Sosyal devlet ilkesi gereği vatandaşın kamuya olan borçlarını kapatabilmesi için projeler geliştiren ve bu kapsamda vergi borçları dahil birçok kalemde faizleri sıfırlayarak vatandaşını rahatlatmayı düşünen hükümet, öte yandan banka ve faktöring borçları üzerinden kıskaca alınan vatandaşlar için de çıkış yolları arıyor.
Bu kapsamda özellikle alacak dosyalarını uluslararası sermaye gruplarının yönetimindeki varlık firmalarına devreden bankalara yönelik tedbir arayışına girişen uzmanlar, bankaların alacak devri (temlik) haklarının ellerinden alınması üzerinde duruyorlar.
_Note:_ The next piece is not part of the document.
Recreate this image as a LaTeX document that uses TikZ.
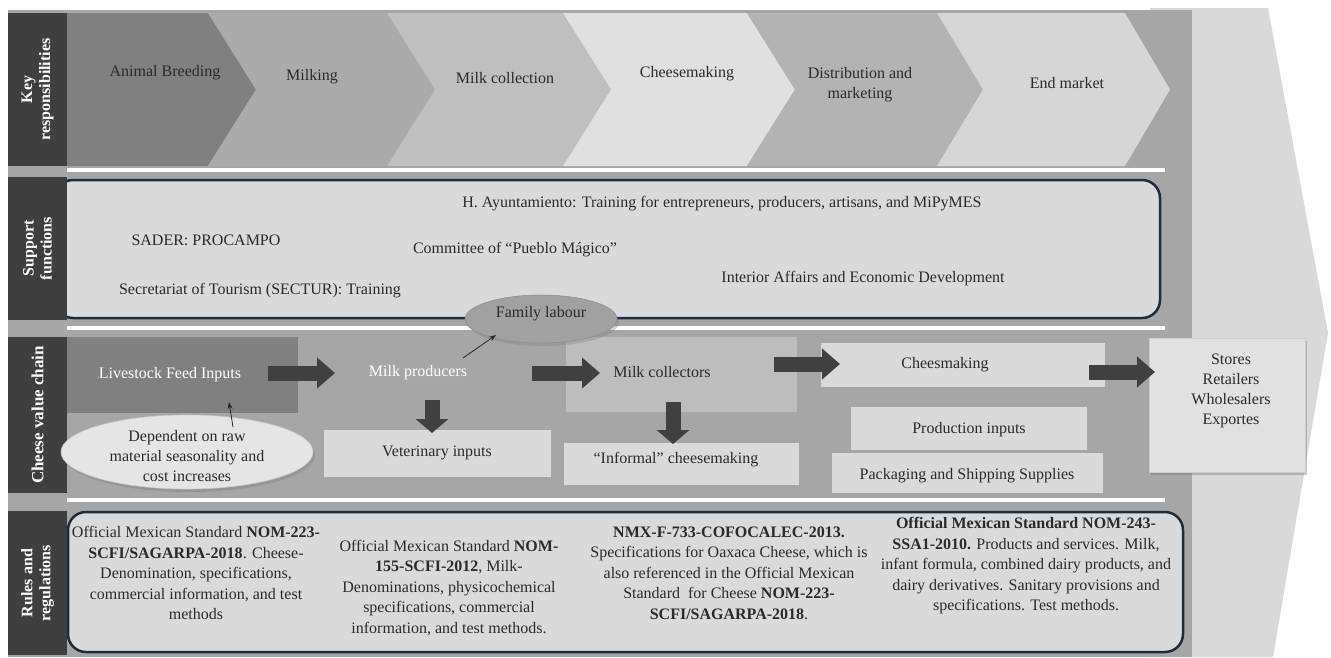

Bunun için bankacılık kanununda bir değişiklik yapılması gerektiği görülürken, geçiş sürecinde de müşterilerin bankalarla imzalayacakları sözleşmelerde bankaya borç devri yetkisi vermemeleri uyarısında bulunuluyor.
Hükümeti bu noktada harekete geçmeye zorlayan gelişmenin ise, Türk vatandaşlarının ödeyemediği borçları nedeniyle özellikle yabancı sermaye gruplarınca yüksek faiz batağına çekilmeleri ve neticede ev, arsa, arazi gibi milli güvenliği de yakından ilgilendiren gayrimenkul varlıkların ne idüğü belirsiz yabancı sermayenin işgal ve kontrolüne girmesi olduğu kaydediliyor.